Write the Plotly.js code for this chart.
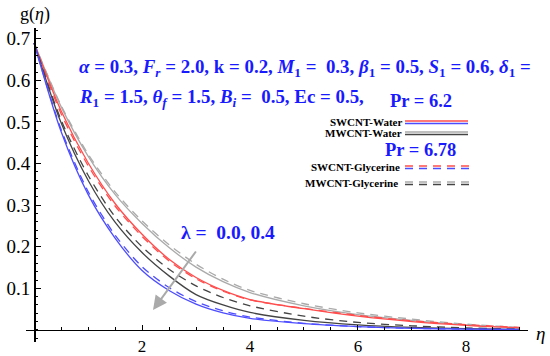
<!DOCTYPE html>
<html>
<head>
<meta charset="utf-8">
<script src="https://cdn.plot.ly/plotly-3.0.1.min.js"></script>
<style>html,body{margin:0;padding:0;background:#fff;}#chart{width:550px;height:356px;}</style>
</head>
<body>
<div id="chart"></div>
<script>
// eta grid
var eta = [0, 0.5, 1, 1.5, 2, 2.5, 3, 3.5, 4, 5, 6, 7, 8, 9];
// lambda = 0.0
var swWater0  = [0.690, 0.527, 0.402, 0.304, 0.230, 0.170, 0.126, 0.095, 0.073, 0.051, 0.033, 0.020, 0.011, 0.005];
var swGly0    = [0.690, 0.520, 0.395, 0.298, 0.225, 0.166, 0.123, 0.093, 0.072, 0.052, 0.035, 0.022, 0.013, 0.006];
var mwWater0  = [0.690, 0.537, 0.418, 0.326, 0.256, 0.198, 0.151, 0.116, 0.090, 0.058, 0.037, 0.023, 0.012, 0.005];
var mwGly0    = [0.690, 0.540, 0.423, 0.332, 0.262, 0.205, 0.158, 0.122, 0.095, 0.063, 0.041, 0.026, 0.014, 0.006];
// lambda = 0.4
var swWater4  = [0.690, 0.477, 0.326, 0.221, 0.143, 0.095, 0.062, 0.041, 0.028, 0.015, 0.008, 0.004, 0.002, 0.001];
var swGly4    = [0.690, 0.482, 0.333, 0.228, 0.152, 0.102, 0.068, 0.046, 0.031, 0.016, 0.008, 0.004, 0.002, 0.001];
var mwWater4  = [0.690, 0.498, 0.360, 0.259, 0.186, 0.130, 0.085, 0.060, 0.042, 0.023, 0.012, 0.006, 0.003, 0.001];
var mwGly4    = [0.690, 0.505, 0.372, 0.272, 0.200, 0.146, 0.106, 0.078, 0.058, 0.033, 0.018, 0.010, 0.005, 0.002];

var yTicks = [0.1, 0.2, 0.3, 0.4, 0.5, 0.6, 0.7];
var xTicks = [2, 4, 6, 8];

var RED = '#ff4d4d', BLUE = '#4d4dff', GRAY = '#aaaaaa', DARK = '#444444';
var DASH = '8px,6px';

function tr(y, color, dash) {
  return {x: eta, y: y, mode: 'lines', line: {color: color, width: 1.3, dash: dash, shape: 'spline', smoothing: 0.8}, hoverinfo: 'skip', showlegend: false};
}
var data = [
  tr(mwGly0, GRAY, DASH), tr(mwWater0, GRAY, 'solid'),
  tr(swGly0, RED, DASH), tr(swWater0, RED, 'solid'),
  tr(mwGly4, DARK, DASH), tr(mwWater4, DARK, 'solid'),
  tr(swGly4, BLUE, DASH), tr(swWater4, BLUE, 'solid')
];

// pixel -> paper helpers (plot area: x 26..528, y 28..342)
var L = 26, R = 22, T = 28, B = 14, W = 550, H = 356;
function PX(p) { return (p - L) / (W - L - R); }
function PY(p) { return (H - B - p) / (H - T - B); }

var SERIF = 'Liberation Serif, Times New Roman, serif';
var blueFont = {family: SERIF, size: 18.9, color: '#1a1aff'};
var legFont = {family: SERIF, size: 11, color: '#000'};

function ann(text, px, py, font, xanchor) {
  return {text: text, x: PX(px), y: PY(py), xref: 'paper', yref: 'paper', showarrow: false, xanchor: xanchor || 'left', yanchor: 'middle', font: font};
}

var annotations = [
  ann('g(<i>η</i>)', 18, 14, {family: SERIF, size: 18, color: '#000'}),
  ann('<i>η</i>', 534, 333, {family: SERIF, size: 19, color: '#000'}),
  ann('<b><i>α</i> = 0.3, <i>F</i><sub><i>r</i></sub> = 2.0, k = 0.2, <i>M</i><sub>1</sub> =  0.3, <i>β</i><sub>1</sub> = 0.5, <i>S</i><sub>1</sub> = 0.6, <i>δ</i><sub>1</sub> =</b>', 77, 68, blueFont),
  ann('<b><i>R</i><sub>1</sub> = 1.5, <i>θ</i><sub><i>f</i></sub> = 1.5, <i>B</i><sub><i>i</i></sub> =  0.5, Ec = 0.5,</b>', 77, 98, blueFont),
  ann('<b>Pr = 6.2</b>', 388, 101, {family: SERIF, size: 18.5, color: '#1a1aff'}),
  ann('<b>Pr = 6.78</b>', 383, 150, {family: SERIF, size: 18.5, color: '#1a1aff'}),
  ann('<b>SWCNT-Water</b>', 404, 122, legFont, 'right'),
  ann('<b>MWCNT-Water</b>', 404, 133, legFont, 'right'),
  ann('<b>SWCNT-Glycerine</b>', 402, 167, legFont, 'right'),
  ann('<b>MWCNT-Glycerine</b>', 400, 183, legFont, 'right'),
  ann('<b>λ =  0.0, 0.4</b>', 179, 232, {family: SERIF, size: 19.5, color: '#1a1aff'}),
  {x: PX(153), y: PY(310), xref: 'paper', yref: 'paper', ax: 44, ay: -60, showarrow: true,
   arrowhead: 2, arrowsize: 1.4, arrowwidth: 2, arrowcolor: '#aaaaaa', text: ''}
];

function seg(x0, x1, py, color, dash) {
  return {type: 'line', xref: 'paper', yref: 'paper', x0: PX(x0), x1: PX(x1), y0: PY(py), y1: PY(py), line: {color: color, width: 1.5, dash: dash}};
}
var shapes = [
  seg(405, 468, 121, RED, 'solid'), seg(405, 468, 123.5, BLUE, 'solid'),
  seg(405, 468, 132, GRAY, 'solid'), seg(405, 468, 134.5, DARK, 'solid'),
  seg(405, 472, 166, RED, DASH), seg(405, 472, 168.5, BLUE, DASH),
  seg(405, 472, 182, GRAY, DASH), seg(405, 472, 184.5, DARK, DASH)
];

var xr = [-0.15, 9.15], yr = [-0.029, 0.726];
var layout = {
  width: W, height: H,
  margin: {l: L, r: R, t: T, b: B},
  paper_bgcolor: '#fff', plot_bgcolor: '#fff',
  xaxis: {range: xr, anchor: 'free', position: (0 - yr[0]) / (yr[1] - yr[0]),
    showline: true, linecolor: '#000', linewidth: 1.5, zeroline: false, showgrid: false,
    tickvals: xTicks, ticks: 'inside', ticklen: 5, tickcolor: '#000', tickwidth: 1,
    minor: {dtick: 0.5, tick0: 0, ticks: 'inside', ticklen: 2.5, tickcolor: '#000', showgrid: false},
    tickfont: {family: SERIF, size: 17, color: '#000'}},
  yaxis: {range: yr, anchor: 'free', position: (0 - xr[0]) / (xr[1] - xr[0]),
    showline: true, linecolor: '#000', linewidth: 1.5, zeroline: false, showgrid: false,
    tickvals: yTicks, tickformat: '.1f', ticks: 'inside', ticklen: 5, tickcolor: '#000', tickwidth: 1,
    minor: {dtick: 0.02, tick0: 0, ticks: 'inside', ticklen: 2.5, tickcolor: '#000', showgrid: false},
    tickfont: {family: SERIF, size: 19, color: '#000'}},
  annotations: annotations,
  shapes: shapes,
  showlegend: false
};
Plotly.newPlot('chart', data, layout, {staticPlot: true});
</script>
</body>
</html>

========

INSTRUCTIONS FOR THE TASK: Your task is an exact transcription of all the data, minus the pictures.

SOLUTION TO THIS PROBLEM:
Write the Plotly.js code for this chart.
<!DOCTYPE html>
<html>
<head>
<meta charset="utf-8">
<script src="https://cdn.plot.ly/plotly-3.0.1.min.js"></script>
<style>html,body{margin:0;padding:0;background:#fff;}#chart{width:550px;height:356px;}</style>
</head>
<body>
<div id="chart"></div>
<script>
// eta grid
var eta = [0, 0.5, 1, 1.5, 2, 2.5, 3, 3.5, 4, 5, 6, 7, 8, 9];
// lambda = 0.0
var swWater0  = [0.690, 0.527, 0.402, 0.304, 0.230, 0.170, 0.126, 0.095, 0.073, 0.051, 0.033, 0.020, 0.011, 0.005];
var swGly0    = [0.690, 0.520, 0.395, 0.298, 0.225, 0.166, 0.123, 0.093, 0.072, 0.052, 0.035, 0.022, 0.013, 0.006];
var mwWater0  = [0.690, 0.537, 0.418, 0.326, 0.256, 0.198, 0.151, 0.116, 0.090, 0.058, 0.037, 0.023, 0.012, 0.005];
var mwGly0    = [0.690, 0.540, 0.423, 0.332, 0.262, 0.205, 0.158, 0.122, 0.095, 0.063, 0.041, 0.026, 0.014, 0.006];
// lambda = 0.4
var swWater4  = [0.690, 0.477, 0.326, 0.221, 0.143, 0.095, 0.062, 0.041, 0.028, 0.015, 0.008, 0.004, 0.002, 0.001];
var swGly4    = [0.690, 0.482, 0.333, 0.228, 0.152, 0.102, 0.068, 0.046, 0.031, 0.016, 0.008, 0.004, 0.002, 0.001];
var mwWater4  = [0.690, 0.498, 0.360, 0.259, 0.186, 0.130, 0.085, 0.060, 0.042, 0.023, 0.012, 0.006, 0.003, 0.001];
var mwGly4    = [0.690, 0.505, 0.372, 0.272, 0.200, 0.146, 0.106, 0.078, 0.058, 0.033, 0.018, 0.010, 0.005, 0.002];

var yTicks = [0.1, 0.2, 0.3, 0.4, 0.5, 0.6, 0.7];
var xTicks = [2, 4, 6, 8];

var RED = '#ff4d4d', BLUE = '#4d4dff', GRAY = '#aaaaaa', DARK = '#444444';
var DASH = '8px,6px';

function tr(y, color, dash) {
  return {x: eta, y: y, mode: 'lines', line: {color: color, width: 1.3, dash: dash, shape: 'spline', smoothing: 0.8}, hoverinfo: 'skip', showlegend: false};
}
var data = [
  tr(mwGly0, GRAY, DASH), tr(mwWater0, GRAY, 'solid'),
  tr(swGly0, RED, DASH), tr(swWater0, RED, 'solid'),
  tr(mwGly4, DARK, DASH), tr(mwWater4, DARK, 'solid'),
  tr(swGly4, BLUE, DASH), tr(swWater4, BLUE, 'solid')
];

// pixel -> paper helpers (plot area: x 26..528, y 28..342)
var L = 26, R = 22, T = 28, B = 14, W = 550, H = 356;
function PX(p) { return (p - L) / (W - L - R); }
function PY(p) { return (H - B - p) / (H - T - B); }

var SERIF = 'Liberation Serif, Times New Roman, serif';
var blueFont = {family: SERIF, size: 18.9, color: '#1a1aff'};
var legFont = {family: SERIF, size: 11, color: '#000'};

function ann(text, px, py, font, xanchor) {
  return {text: text, x: PX(px), y: PY(py), xref: 'paper', yref: 'paper', showarrow: false, xanchor: xanchor || 'left', yanchor: 'middle', font: font};
}

var annotations = [
  ann('g(<i>η</i>)', 18, 14, {family: SERIF, size: 18, color: '#000'}),
  ann('<i>η</i>', 534, 333, {family: SERIF, size: 19, color: '#000'}),
  ann('<b><i>α</i> = 0.3, <i>F</i><sub><i>r</i></sub> = 2.0, k = 0.2, <i>M</i><sub>1</sub> =  0.3, <i>β</i><sub>1</sub> = 0.5, <i>S</i><sub>1</sub> = 0.6, <i>δ</i><sub>1</sub> =</b>', 77, 68, blueFont),
  ann('<b><i>R</i><sub>1</sub> = 1.5, <i>θ</i><sub><i>f</i></sub> = 1.5, <i>B</i><sub><i>i</i></sub> =  0.5, Ec = 0.5,</b>', 77, 98, blueFont),
  ann('<b>Pr = 6.2</b>', 388, 101, {family: SERIF, size: 18.5, color: '#1a1aff'}),
  ann('<b>Pr = 6.78</b>', 383, 150, {family: SERIF, size: 18.5, color: '#1a1aff'}),
  ann('<b>SWCNT-Water</b>', 404, 122, legFont, 'right'),
  ann('<b>MWCNT-Water</b>', 404, 133, legFont, 'right'),
  ann('<b>SWCNT-Glycerine</b>', 402, 167, legFont, 'right'),
  ann('<b>MWCNT-Glycerine</b>', 400, 183, legFont, 'right'),
  ann('<b>λ =  0.0, 0.4</b>', 179, 232, {family: SERIF, size: 19.5, color: '#1a1aff'}),
  {x: PX(153), y: PY(310), xref: 'paper', yref: 'paper', ax: 44, ay: -60, showarrow: true,
   arrowhead: 2, arrowsize: 1.4, arrowwidth: 2, arrowcolor: '#aaaaaa', text: ''}
];

function seg(x0, x1, py, color, dash) {
  return {type: 'line', xref: 'paper', yref: 'paper', x0: PX(x0), x1: PX(x1), y0: PY(py), y1: PY(py), line: {color: color, width: 1.5, dash: dash}};
}
var shapes = [
  seg(405, 468, 121, RED, 'solid'), seg(405, 468, 123.5, BLUE, 'solid'),
  seg(405, 468, 132, GRAY, 'solid'), seg(405, 468, 134.5, DARK, 'solid'),
  seg(405, 472, 166, RED, DASH), seg(405, 472, 168.5, BLUE, DASH),
  seg(405, 472, 182, GRAY, DASH), seg(405, 472, 184.5, DARK, DASH)
];

var xr = [-0.15, 9.15], yr = [-0.029, 0.726];
var layout = {
  width: W, height: H,
  margin: {l: L, r: R, t: T, b: B},
  paper_bgcolor: '#fff', plot_bgcolor: '#fff',
  xaxis: {range: xr, anchor: 'free', position: (0 - yr[0]) / (yr[1] - yr[0]),
    showline: true, linecolor: '#000', linewidth: 1.5, zeroline: false, showgrid: false,
    tickvals: xTicks, ticks: 'inside', ticklen: 5, tickcolor: '#000', tickwidth: 1,
    minor: {dtick: 0.5, tick0: 0, ticks: 'inside', ticklen: 2.5, tickcolor: '#000', showgrid: false},
    tickfont: {family: SERIF, size: 17, color: '#000'}},
  yaxis: {range: yr, anchor: 'free', position: (0 - xr[0]) / (xr[1] - xr[0]),
    showline: true, linecolor: '#000', linewidth: 1.5, zeroline: false, showgrid: false,
    tickvals: yTicks, tickformat: '.1f', ticks: 'inside', ticklen: 5, tickcolor: '#000', tickwidth: 1,
    minor: {dtick: 0.02, tick0: 0, ticks: 'inside', ticklen: 2.5, tickcolor: '#000', showgrid: false},
    tickfont: {family: SERIF, size: 19, color: '#000'}},
  annotations: annotations,
  shapes: shapes,
  showlegend: false
};
Plotly.newPlot('chart', data, layout, {staticPlot: true});
</script>
</body>
</html>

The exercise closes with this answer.